I'll explain. Let's look at what happens if David Starkey (or the BBC) makes no apology. He gets maligned as a racist, he might have committed what Piers Morgan called 'career suicide', and people remain shocked and aghast for a few months, a year at most. He probably becomes the poster boy for conservative Enoch Powell sympathisers,  the upholders of good, old fashioned British values. After a year, he crawls out his hole and tries to do some sort of history type program, but might well just be remembered as that guy who made those racist remarks, and all five T.V channels are a bit wary to take him on. 

If the BBC makes an apology, what happens? Evidence that white people are being 'marginalised in their own country', that 'blacks are taking over', that 'freedom of speech is being eradicated'. He ends up being a martyr, beaten and bludgeoned into a politically correct corner by the blacks and their whiny friends, the white neo-liberal intellectuals.

If David Starkey himself makes an apology, then again, he gets sympathy for having to cave in to the 'system', this evil Big Brother that monitors and regulates white males and keeps them under the firm thumb of feminists,  blacks, PC-er's, Muslims, homosexuals, and just about every minority group you can think of.

What do black people gain from this?
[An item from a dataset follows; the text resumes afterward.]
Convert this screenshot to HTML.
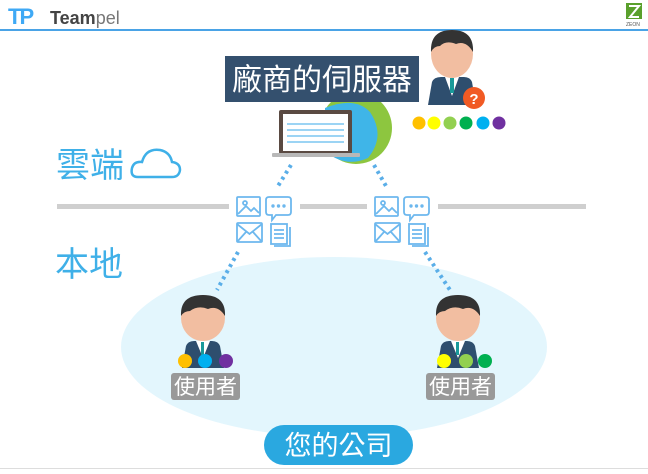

I'm not sure. An emotional back rub? The reassurance that closet racists will remain in their closet? Or a misguided idea that the BBC represents them and is concerned about their feelings and how the rest of the population views them?

Let's start petitioning for things that will actually make a difference in our communities, and show our outrage by our actions. Let's start boycotting things that are actually really hurting us. Like misogynistic lyrics. Like MacDonald's and KFC (yeh, I said it, fried chicken kills black people.) 

Maybe then we'll see real results, instead of just seeing rich white historians have to hide in their country manor for a couple of weeks.